The Supreme Court has already held that a de novo appeal means that the case must start as if it originated in the District Court. The problems come up when the justice court incarcerates defendants. There are two problems: 1) the delays with appeals mean that many defendants will serve a substantial period of incarceration before their appeal will be heard. The rule attempts, somewhat to fix that problem, but the distinction between under 30 day and over 30 day sentences makes no sense. The person incarcerated for 45 days may spend 5 days to file his motion, 5 days waiting for the opposing memo and 5 days waiting for a hearing. He will spend 1/3 of his sentence waiting for a hearing. Then if the court denies his release, he has to now address it in the district court, potentially serving 25-30 days before he even has a hearing on the issue. 2) Justice court judges may want to incarcerate people whom they believe to be a danger to the community. Ostensibly, this rule attempts to fix both of these problems.
I think there is a much simpler solution: upon filing the notice of appeal, the judgment of the justice court is automatically stayed. The person’s custody status is reverted back to the person’s status immediately prior to the justice court’s sentence. If that person was held on bail, then that would be the returned-to status. If that person was taken into custody by the court, then he or she would be released pending appeal. There could be one exception: if the justice court, by clear and convincing evidence, finds that the defendant poses an immediate risk of flight or danger to any other person, the court may keep the person in custody on reasonable bail. That order may be reviewed by the district court immediately.
Such a proposal would simplify the whole process and give defendants the rights the Supreme Court has already authorized them, which is to litigate their cases as if they had started in the District Court.
A small thing, but it should be “its,” not “it’s,” in line 54 of rule 27A.
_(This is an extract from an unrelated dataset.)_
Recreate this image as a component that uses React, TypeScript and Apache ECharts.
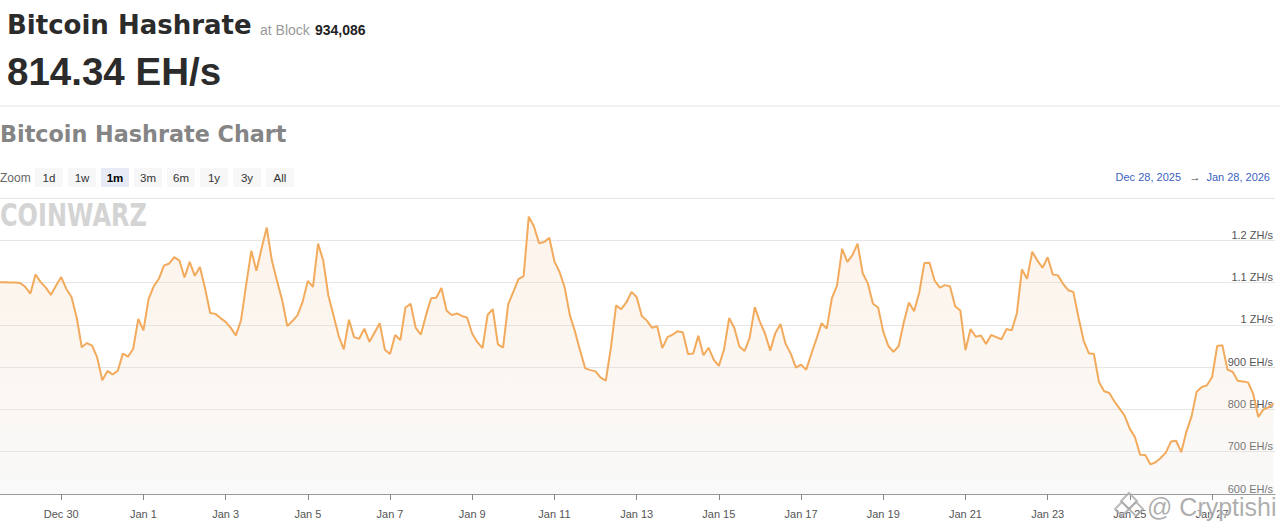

I would like to comment on the proposed change to URCP 27A involving stays pending appeal from courts not of record. I suggest the following:
Please see the case of O’Brien vs. Krek, 2001 UT App 121; 2001 Utah App. LEXIS 165. As Judge Allphin opined, there is often a good reason for incarceration at the Justice Court level. The presumption in favor of a stay should be reversed. The presumption should favor continued incarceration and the District Court may choose to modify the same. Please bear in mind the fact that many, many first and second DUI convictions are sentenced in Justice Courts. This amended rule would have the effect of nullifying the mandatory incarceration provisions of Utah’s DUI statutes.